4. Towels, Blankets, & Places to Hide
Use towels and blankets to facilitate patient handling, make patients more comfortable, and help them relax during practice visits or prolonged hospitalization. (See Figure 2.)
A box placed in the kennel provides cats with a place to hide if desired. Photo courtesy of Monique Feyrecilde
Provide opportunities for cats to hide to help reduce their stress levels.6 Allow them to hide in a carrier or carrier bottom covered with a towel while they are waiting or to hide under a towel with only the necessary area exposed while examined. In treatment rooms or kennels, provide cats with a sheltered area or cover half of the kennel door to give them the choice of being concealed.
Use towels and blankets to position and stabilize patients safely and comfortably. Team members should learn how to use towel and blanket wraps for cats, who usually respond well, and avoid methods that increase anxiety (eg, scruffing, stretching, muzzling). Use thick blankets to remove cats from kennels during emergencies to allow safe sedative administration. (See Resources.)
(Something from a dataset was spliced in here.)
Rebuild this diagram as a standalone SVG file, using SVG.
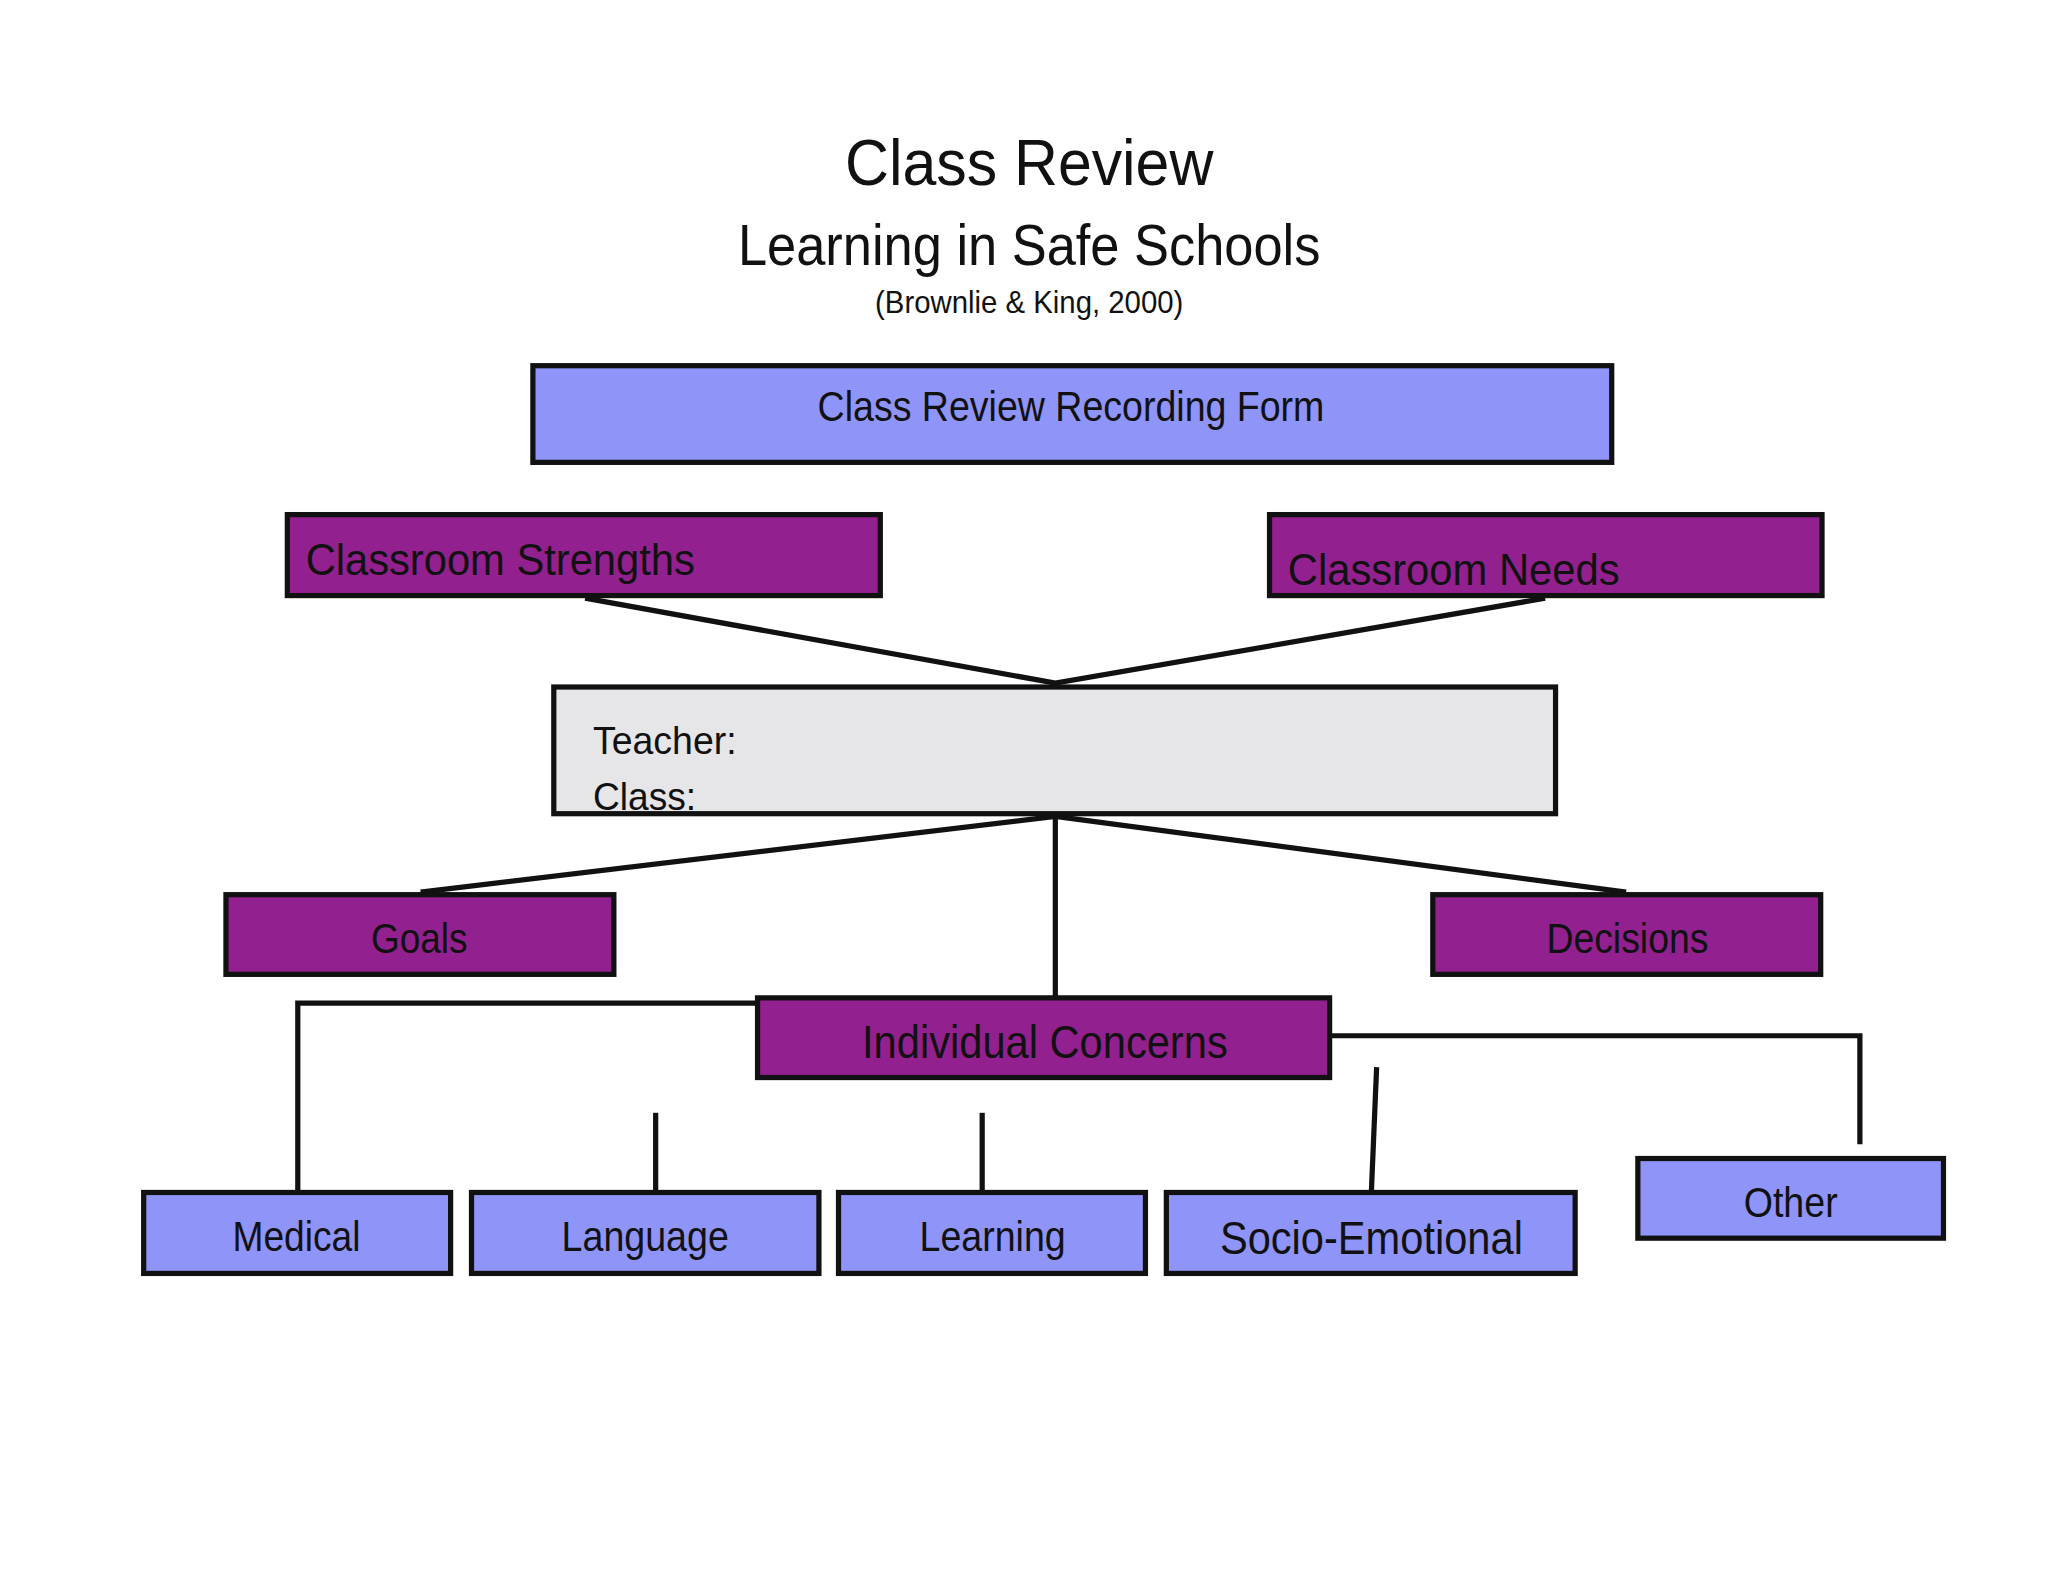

5. Supplements & Medications
Even when the veterinary team goes to great lengths to provide a welcoming environment, uses anxiety-reducing aids, and employs patient-friendly handling methods, some patients still experience a high level of stress, fear, or anxiety during examination and treatment. Anxiety-relieving supplements and medications often help.1,2,3,7
Many well-researched, anxiety-relieving supplements for veterinary patients (eg, Anxitane, Novifit, Senilife, Solliquin, Zylkene) are commercially available, as well as numerous short-acting and long- acting anxiolytic medications. Veterinary use of these medications is often extralabel but well-documented as safe and effective. Individual patient response may vary, so ensure all team members are educated about and comfortable with the use of anxiolytics (eg, benzodiazepines, trazodone, clonidine). Sedatives and general anesthesia can also help. Protocols for medication should always address anxiety as well as somnolence or immobilization. Veterinarians should be familiar with the synergistic and additive effects of medications and supplements and possible adverse effects. Acepromazine is never appropriate as a single agent for fear, stress, or anxiety.
Conclusion
These methods can improve the care and welfare of anxious patients and make visits less stressful for them and team members.